Sometimes I go to secular psychology conferences, hear someone speak, and think, “I would be happy to bare my soul to that person. He seems to understand people and care about them.”

Describe a Person Well

Skilled secular counselors can describe people well. They seem to understand pain, especially pain from the past, and their counselees feel understood and cared for. Biblical counselors should be able to do that and be able to take people to depths of insight, hope, and growth that secular counseling cannot. But I suspect that secular counselors, on average, might do a little better at describing people’s hardships than biblical counselors.

This is a problem.

A Good Description Opens Doors

As a general rule, whoever describes the person best wins the person—and whoever wins the person gets the opportunity to impact the person. Think about it. Speaking for myself, if I feel you understand me, you could give me most any explanation or direction (that is within biblical boundaries) and I’d run with it or be blessed by it. But if I feel you don’t know me or understand me, I am probably not going to pay attention to you, even if what you tell me is true and good. If you don’t “get” me, you don’t get to direct me. I am not saying that I am right in thinking this, but I am typical.

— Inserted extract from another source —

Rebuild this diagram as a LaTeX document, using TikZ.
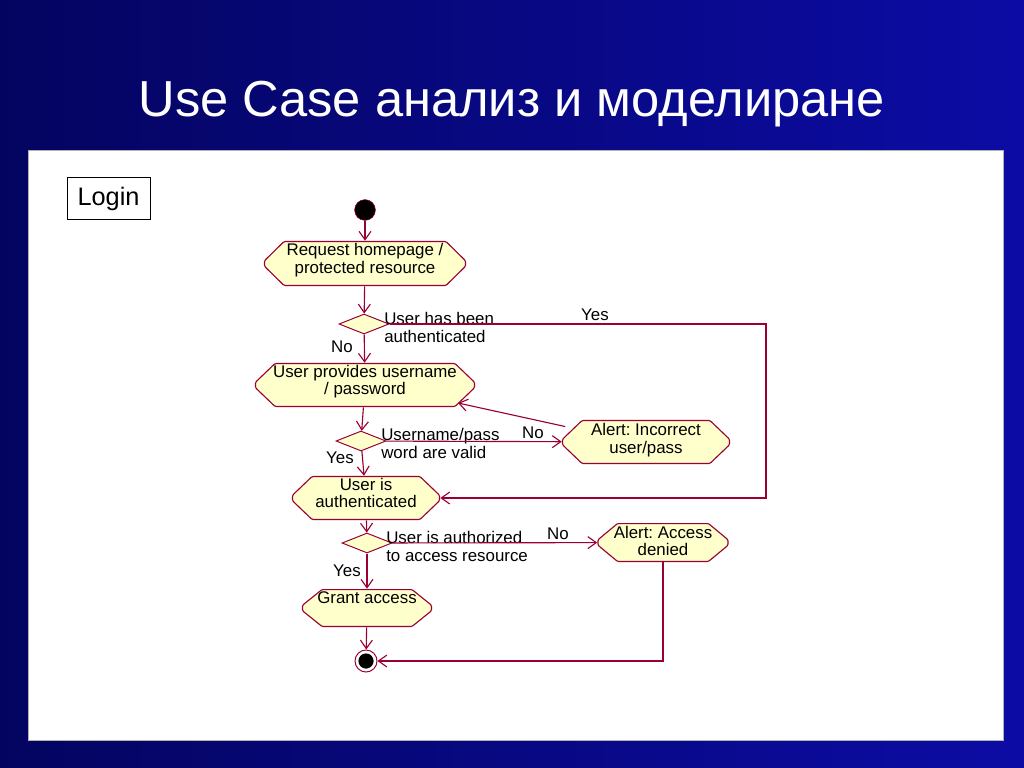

I saw a psychologist on TV recently—okay, it was Dr. Phil. He was talking to a thirty-ish-year-old husband who, to use Dr. Phil’s words, was an arrogant, narcissistic racist. Many biblical counselors would have reacted to his degenerate swagger in the first few minutes, reminding him that his issues were with God more than his fellow human beings, and that he was in spiritual trouble. In response, he would probably have smirked and said that he, indeed, might be the son of the devil himself!

Dr. Phil took a different path, one that is traditional in modern psychotherapy. He went to the man’s past, found pain, and told him that fear was behind his bravado. “You are afraid of intimacy,” Dr. Phil said. “Because of your past pain, you are self-protective, and your goal is to hurt and reject people before you can be hurt and rejected.”

Bingo! This man, who had felt little or nothing for years, felt understood, and he cried on national TV—and he was willing to follow Dr. Phil anywhere. It made me want to be a guest on the show.

There is no mystery in Dr. Phil’s approach. He looks for the hard things in a person’s life that might lie behind the sinful and bad, and, when in doubt, he tells the person that he or she is fearful of being hurt—you can’t go wrong by offering that to any human being. He follows that up with something that makes sense and has pragmatic appeal but is certainly shallow by biblical standards.

Biblical Counselors Need to Grow

Biblical counselors should be able to offer accurate “That’s me” descriptions—we must if we want to help people. We should be able to look for the good in someone and the hard things in the person’s life before we consider the bad. Otherwise we will have sound theory but ineffective practice.

Scripture guides us in both descriptions and explanations. When patience and kindness are coupled with biblical insight, we hope that those who receive biblical counsel will feel deeply understood and eager to hear more from the God who knows the heart.